Investor mulai merasa penguatan minggu sebelumnya telah overbought pada pasar saham maupun pasar obligasi karena euforia akan spekulasi pemangkasan suku bunga yang lebih cepat pada tahun depan direspons berlebihan.
Data yang dirilis minggu pertama bulan November pun cenderung bervariasi. Data ISM sektor jasa tetap ekspansi dan tingkat pengangguran mengalami penurunan. Hal ini memberikan indikasi perekonomian Amerika tetap kuat meskipun data pembukaan lapangan pekerjaan menurun secara signifikan serta aktivitas perdagangan melambat.
ISM Services Index naik menjadi 52,7 (dari 51,8); JOLTS indikator pembukaan lapangan pekerjaan menurun signifikan menjadi 8,73 juta (dari 9,55 juta); Trade Balance tetap pada zona defisit, bahkan semakin melebar ke level defisit 64,3 miliar USD (dari 61,5 miliar USD) dan Tingkat pengangguran turun jadi 3,7% (dari 3,9%) secara tahunan.
Selanjutnya, investor akan kembali bersikap hati-hati menanti data tingkat inflasi sisi konsumen dan produsen serta hasil pertemuan FOMC bulan Desember 2023.
Tingkat inflasi sisi produsen menurun, pertumbuhan GDP melambat, dan tingkat pekerja yang turun menjadi sentimen positif di pasar Eropa. Hal ini seakan mengonfirmasi langkah ECB yang mungkin tidak lagi hawkish terhadap kebijakan moneter.
Sentimen positif juga datang dari harga komoditas energi yang turun secara signifikan, terutama harga minyak dan gas alam. Harga minyak dunia turun 3,8% dan gas alam turun 8,3%.
Imbas dari hal tersebut, pasar saham di Jerman dan Prancis naik lebih dari 2%. Pekan ini hasil pertemuan ECB bulan Desember akan ditunggu investor sebagai lanjutan bukti konkret arah kebijakan moneter selanjutnya menanggapi The Fed yang mulai dovish.

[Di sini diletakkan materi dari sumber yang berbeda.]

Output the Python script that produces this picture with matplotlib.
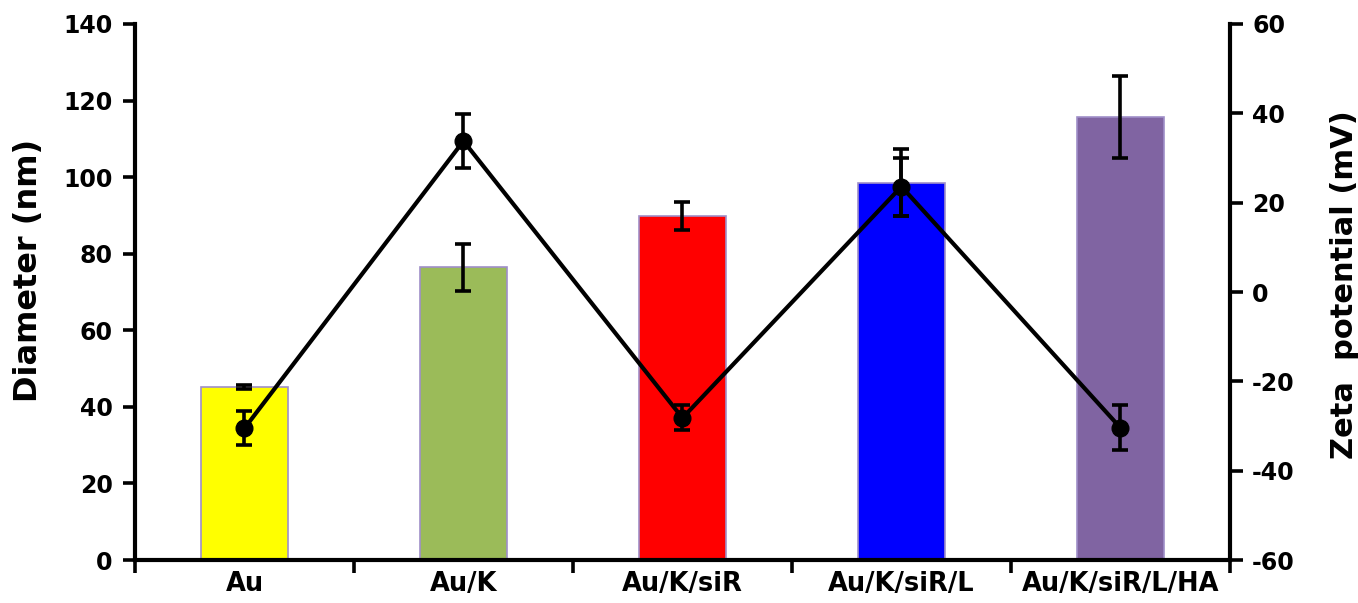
import matplotlib
matplotlib.use('Agg')
from matplotlib import pyplot as plt
from matplotlib.ticker import FixedLocator

plt.rcParams['font.family'] = ['DejaVu Sans']
plt.rcParams['font.weight'] = 'bold'
plt.rcParams['axes.unicode_minus'] = False

samples = ['Au', 'Au/K', 'Au/K/siR', 'Au/K/siR/L', 'Au/K/siR/L/HA']
diameter = [45.2, 76.4, 89.9, 98.6, 115.8]
diameter_err = [0.6, 6.2, 3.6, 8.7, 10.7]
zeta = [-30.5, 33.8, -28.2, 23.6, -30.4]
zeta_err = [3.8, 6.0, 2.8, 6.5, 5.0]
bar_colors = ['#FFFF00', '#9BBB59', '#FF0000', '#0000FF', '#8064A2']

x = list(range(len(samples)))

fig = plt.figure(figsize=(13.58, 6.03), dpi=100)
ax = fig.add_axes([0.0994, 0.0713, 0.8063, 0.8889])

ax.bar(x, diameter, width=0.4, color=bar_colors, edgecolor='#9F8FC8', linewidth=1.2, zorder=2)
ax.errorbar(x, diameter, yerr=diameter_err, fmt='none', ecolor='black',
            elinewidth=2.6, capsize=5.5, capthick=2.6, zorder=3)

ax.set_xlim(-0.5, len(samples) - 0.5)
ax.set_ylim(0, 140)
ax.set_yticks(range(0, 141, 20))
ax.set_xticks(x)
ax.set_xticklabels(samples)
ax.xaxis.set_minor_locator(FixedLocator([i - 0.5 for i in range(len(samples) + 1)]))
ax.tick_params(axis='x', which='major', length=0, pad=8, labelsize=18.5)
ax.tick_params(axis='x', which='minor', length=9, width=2.6, direction='out')
ax.tick_params(axis='y', length=9, width=2.6, direction='out', labelsize=17, pad=7)
ax.set_ylabel('Diameter (nm)', fontsize=23, fontweight='bold')
ax.yaxis.set_label_coords(-0.083, 0.54)
for side in ['left', 'bottom']:
    ax.spines[side].set_linewidth(3)
ax.spines['top'].set_visible(False)
ax.spines['right'].set_visible(False)

ax2 = ax.twinx()
ax2.errorbar(x, zeta, yerr=zeta_err, fmt='-o', color='black', linewidth=3,
             markersize=12, elinewidth=2.6, capsize=5.5, capthick=2.6)
ax2.set_ylim(-60, 60)
ax2.set_yticks(range(-60, 61, 20))
ax2.tick_params(axis='y', length=9, width=2.6, direction='out', labelsize=17, pad=7)
ax2.set_ylabel('Zeta  potential (mV)', fontsize=22, fontweight='bold')
ax2.yaxis.set_label_coords(1.091, 0.513)
ax2.spines['right'].set_linewidth(3)
ax2.spines['top'].set_visible(False)
ax2.spines['left'].set_visible(False)
ax2.spines['bottom'].set_visible(False)

for lbl in ax.get_xticklabels() + ax.get_yticklabels() + ax2.get_yticklabels():
    lbl.set_fontweight('bold')

fig.savefig('out.png', dpi=100)
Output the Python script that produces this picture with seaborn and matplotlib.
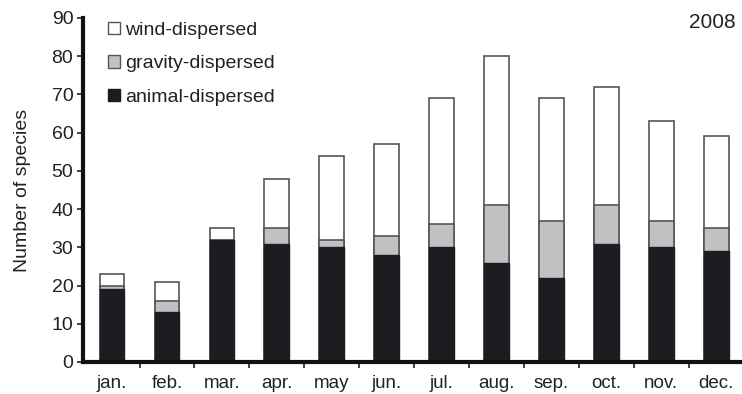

Moody’s Investors Service memotong outlook delapan bank di Tiongkok, termasuk bank besar seperti Industrial and Commercial Bank of China. Hal ini menyusul kekhawatiran terhadap tingkat utang negara jadi sentimen negatif di Asia.
Sebelumnya, Moody’s Investors Service menurunkan prospek obligasi Tiongkok menjadi negatif, mencerminkan kekhawatiran global terhadap tingkat utang. Perubahan ini terkait krisis properti yang semakin parah, mendorong pemerintah untuk meningkatkan pinjaman sebagai langkah stimulus utama.
Hal tersebut berimbas negatif terhadap pasar saham di Jepang, Hong Kong, Tiongkok, dan sebagian Asia Tenggara; serta menghapus sentimen positif pada data perdagangan dan sektor jasa di Tiongkok yang terlihat mulai pulih serta GDP Deflator di Jepang yang naik. Selanjutnya investor akan memantau produksi sektor industri di Jepang serta keputusan tingkat suku bunga PBoC dan penjualan ritel di Tiongkok.
Pasar saham dan obligasi tercatat menguat meskipun nilai tukar rupiah bergerak flat cenderung terdepresiasi. IHSG dan LQ45 naik lebih dari 1% serta imbal hasil obligasi acuan tenor 10 tahun kembali mengalami penurunan.
Sentimen global yang cenderung bervariasi menahan optimisme investor, contohnya spekulasi pemangkasan tingkat suku bunga yang lebih cepat pasca-komentar anggota The Fed dan perlambatan pemulihan ekonomi Tiongkok yang masih mengkhawatirkan terutama sektor properti menjadi faktor utama.
Katalis positif dari dalam negeri di antaranya: Otoritas Jasa Keuangan (OJK) melaporkan pertumbuhan kredit perbankan hingga Oktober 2023 mencapai 8,99% dan menjadi Rp6.903 triliun, dengan kredit investasi mencatat pertumbuhan tertinggi sebesar 10,22%.
Laporan posisi cadangan devisa Indonesia mencatatkan kenaikan sebesar 5 miliar USD pada November, mencapai 138,1 miliar USD, level tertinggi sejak Mei 2023.
Kepercayaan konsumen Indonesia mengalami penurunan menjadi 123,6 dari angka 124,3 pada Oktober dengan konsumen yang terlihat tetap lebih optimis mengenai pendapatan dan aktivitas bisnis dalam enam bulan ke depan.
Pekan ini data aktivitas perdagangan beserta pertumbuhan nilai ekspor dan impor akan ditunggu investor.